MATERIAL:

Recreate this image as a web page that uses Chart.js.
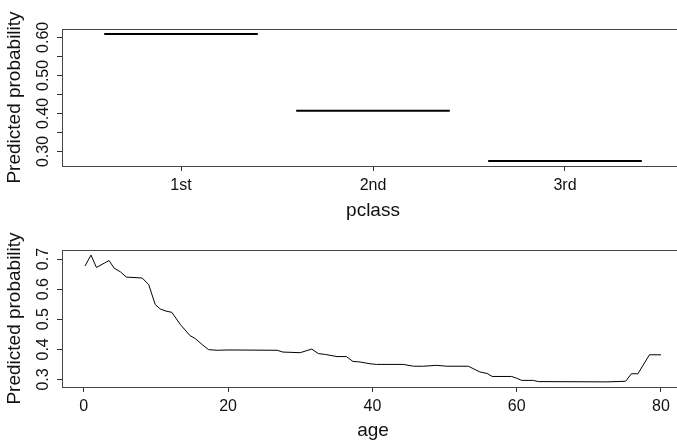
<!DOCTYPE html>
<html lang="en">
<head>
  <meta charset="UTF-8">
  <title>Predicted probability by pclass and age</title>
  <script src="https://cdn.jsdelivr.net/npm/chart.js"></script>
  <style>
    * { margin: 0; padding: 0; box-sizing: border-box; }
    html, body { width: 677px; height: 445px; overflow: hidden; background: #fff; }
    canvas { display: block; }
  </style>
</head>
<body>
  <canvas id="classChart" width="690" height="222"></canvas>
  <canvas id="ageChart" width="690" height="223"></canvas>

  <script>
    // top panel: pclass
    const classes = ['1st', '2nd', '3rd'];
    const classProbs = [0.609, 0.407, 0.275];
    const classYTicks = [0.30, 0.35, 0.40, 0.45, 0.50, 0.55, 0.60];
    const classYLabels = ['0.30', '0.40', '0.50', '0.60'];

    // bottom panel: age
    const ages = [0.17, 1, 1.75, 3.5, 4.2, 5.1, 5.9, 8.1, 9, 9.9, 10.6, 11.4, 12.2, 13.4, 14.7, 15.5,
      16.4, 17.3, 18.5, 20, 26.8, 27.6, 30, 31.6, 32.5, 33.5, 35.1, 36.4, 37.3, 38.3, 39.7, 40.6,
      44.3, 45.7, 47.1, 48.9, 50.3, 53.3, 54.9, 55.9, 56.6, 59.3, 60, 60.7, 62.3, 63, 72.5, 75.1,
      75.9, 76.8, 78.4, 80];
    const ageProbs = [0.677, 0.713, 0.672, 0.695, 0.670, 0.657, 0.640, 0.637, 0.615, 0.549, 0.534, 0.527,
      0.523, 0.482, 0.446, 0.435, 0.416, 0.399, 0.397, 0.398, 0.397, 0.391, 0.389, 0.401, 0.386, 0.383,
      0.376, 0.376, 0.360, 0.358, 0.352, 0.350, 0.350, 0.344, 0.344, 0.347, 0.344, 0.344, 0.325, 0.320,
      0.310, 0.310, 0.304, 0.297, 0.297, 0.293, 0.292, 0.294, 0.319, 0.319, 0.382, 0.382];
    const ageXTicks = [0, 20, 40, 60, 80];
    const ageYTicks = [0.3, 0.4, 0.5, 0.6, 0.7];

    const family = "'Liberation Sans', Arial, Helvetica, sans-serif";

    // R-style box round the plot region
    const boxPlugin = {
      id: 'box',
      afterDraw(chart) {
        const { ctx, chartArea: a } = chart;
        ctx.save();
        ctx.strokeStyle = '#444';
        ctx.lineWidth = 1;
        ctx.strokeRect(Math.round(a.left) + 0.5, Math.round(a.top) + 0.5,
          Math.round(a.right - a.left), Math.round(a.bottom - a.top));
        ctx.restore();
      }
    };

    const tickGrid = {
      display: true,
      drawOnChartArea: false,
      drawTicks: true,
      tickLength: 5,
      tickColor: '#333',
      lineWidth: 1
    };

    function yAxis(min, max, ticks, labels, digits, pad) {
      return {
        type: 'linear',
        min: min,
        max: max,
        afterBuildTicks: s => { s.ticks = ticks.map(v => ({ value: v })); },
        afterFit: s => { s.width = 62; },
        grid: tickGrid,
        border: { display: false },
        ticks: {
          autoSkip: false,
          minRotation: 90,
          maxRotation: 90,
          crossAlign: 'center',
          padding: pad,
          color: '#111',
          font: { family: family, size: 16 },
          callback: v => {
            const t = v.toFixed(digits);
            return labels.includes(t) ? t : '';
          }
        },
        title: {
          display: true,
          text: 'Predicted probability',
          color: '#111',
          font: { family: family, size: 19 },
          padding: { top: 3, bottom: 0 }
        }
      };
    }

    function xAxis(min, max, ticks, fmt, height, title, titlePad) {
      return {
        type: 'linear',
        min: min,
        max: max,
        afterBuildTicks: s => { s.ticks = ticks.map(v => ({ value: v })); },
        afterFit: s => { s.height = height; },
        grid: tickGrid,
        border: { display: false },
        ticks: {
          autoSkip: false,
          maxRotation: 0,
          padding: 5,
          color: '#111',
          font: { family: family, size: 16 },
          callback: fmt
        },
        title: {
          display: true,
          text: title,
          color: '#111',
          font: { family: family, size: 19 },
          padding: { top: 0, bottom: titlePad }
        }
      };
    }

    const common = {
      responsive: false,
      animation: false,
      devicePixelRatio: 1,
      plugins: { legend: { display: false }, tooltip: { enabled: false } },
      elements: { point: { radius: 0 } }
    };

    new Chart(document.getElementById('classChart'), {
      type: 'line',
      data: {
        datasets: classes.map((c, i) => ({
          label: c,
          data: [{ x: i + 1 - 0.4, y: classProbs[i] }, { x: i + 1 + 0.4, y: classProbs[i] }],
          borderColor: '#000',
          borderWidth: 2
        }))
      },
      options: {
        ...common,
        layout: { padding: { top: 29, right: 6, left: 0, bottom: 0 } },
        scales: {
          x: xAxis(0.38, 3.62, [1, 2, 3], v => classes[v - 1], 56, 'pclass', 0),
          y: yAxis(0.262, 0.622, classYTicks, classYLabels, 2, -2)
        }
      },
      plugins: [boxPlugin]
    });

    new Chart(document.getElementById('ageChart'), {
      type: 'line',
      data: {
        datasets: [{
          label: 'age',
          data: ages.map((a, i) => ({ x: a, y: ageProbs[i] })),
          borderColor: '#000',
          borderWidth: 1
        }]
      },
      options: {
        ...common,
        layout: { padding: { top: 28, right: 6, left: 0, bottom: 0 } },
        scales: {
          x: xAxis(-3.02, 83.19, ageXTicks, v => String(v), 58, 'age', 3),
          y: yAxis(0.275, 0.730, ageYTicks, ageYTicks.map(v => v.toFixed(1)), 1, 2)
        }
      },
      plugins: [boxPlugin]
    });
  </script>
</body>
</html>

WRITTEN EXERCISE:
Return only the lines running from the top of the data to the line that holds "const classYLabels = ['0.30', '0.40', '0.50', '0.60'];". Include both of those lines, but skip the pictures.

RESULT OF THIS TASK:
Recreate this image as a web page that uses Chart.js.
<!DOCTYPE html>
<html lang="en">
<head>
  <meta charset="UTF-8">
  <title>Predicted probability by pclass and age</title>
  <script src="https://cdn.jsdelivr.net/npm/chart.js"></script>
  <style>
    * { margin: 0; padding: 0; box-sizing: border-box; }
    html, body { width: 677px; height: 445px; overflow: hidden; background: #fff; }
    canvas { display: block; }
  </style>
</head>
<body>
  <canvas id="classChart" width="690" height="222"></canvas>
  <canvas id="ageChart" width="690" height="223"></canvas>

  <script>
    // top panel: pclass
    const classes = ['1st', '2nd', '3rd'];
    const classProbs = [0.609, 0.407, 0.275];
    const classYTicks = [0.30, 0.35, 0.40, 0.45, 0.50, 0.55, 0.60];
    const classYLabels = ['0.30', '0.40', '0.50', '0.60'];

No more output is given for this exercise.